The wife, however, obtained an order that the father did not need to give his consent under the circumstances for her to change schools.

The court further confirmed that the father will be accountable for the new school fees, as per an earlier maintenance court order.

The parents have a 12-year-old son, and they lived together in Benoni up to 2016. At the end of their relationship, the mother moved out and took the boy with her.

He started schooling in Benoni two years later, and the agreement was that he would spend the afternoons after school at his father’s house until his mother picked him up later.

He also spent Wednesday nights with his father, as well as weekends, although there was no formal parental agreement between the parents.

In June 2022, the mother relocated with the child to Edenvale, although he still remained in the school in Benoni.

In 2024, the mother’s partner raised concerns about the child’s declining school performance and his low energy levels, which he attributed to the travelling time M (the child) spends on the road daily to and from Benoni.

He suggested that M should be registered at a school in Edenvale and further proposed that a discussion and mediation should take place.

In response, the father stated that he was not agreeable to M changing schools.

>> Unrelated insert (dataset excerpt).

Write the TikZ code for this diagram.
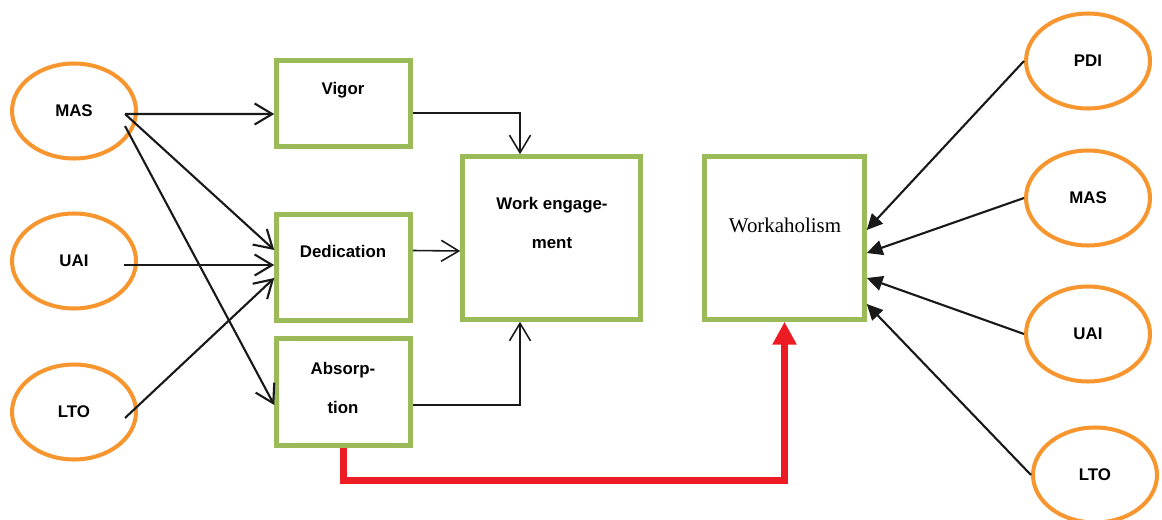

The couple, however, attended mediation, but this ended as the father said he would only consider consent for his child to change schools once he had resolved the maintenance issues he had with the mother.

She had, meanwhile, earmarked a suitable school closer to her home, but the school said it needed consent from both parents before it could enroll the child.

The mother subsequently turned to court and argued that the Children’s Act does not require the consent of the father as co-holder of parental rights and responsibilities regarding the enrolment of the child to a school.

The father, on the other hand, maintained that both parties must make a collective decision regarding the school where M will be enrolled. 

The mother told the court that the daily commute to and from school, including picking M up from his father, takes almost two hours.

By the end of the day, he often feels cranky and hungry, leaving him with little time to prepare for his schoolwork.

The mother acknowledges that relocating M to a school in Edenvale would take away at least a day of visitation with his father, but she proposed that he sleep over on Sunday nights to make up for lost time.

The father, in turn, said his son does not seem keen to change schools and that the father will only consider this issue once his other gripes with the mother have been resolved.

Judge Sandiswa Mfenyana ruled in favour of the mother and remarked that the father seemed more concerned about his own issues than the well-being of his child. She pointed out that the Children’s Act did not, in any event, require the father’s consent in changing schools.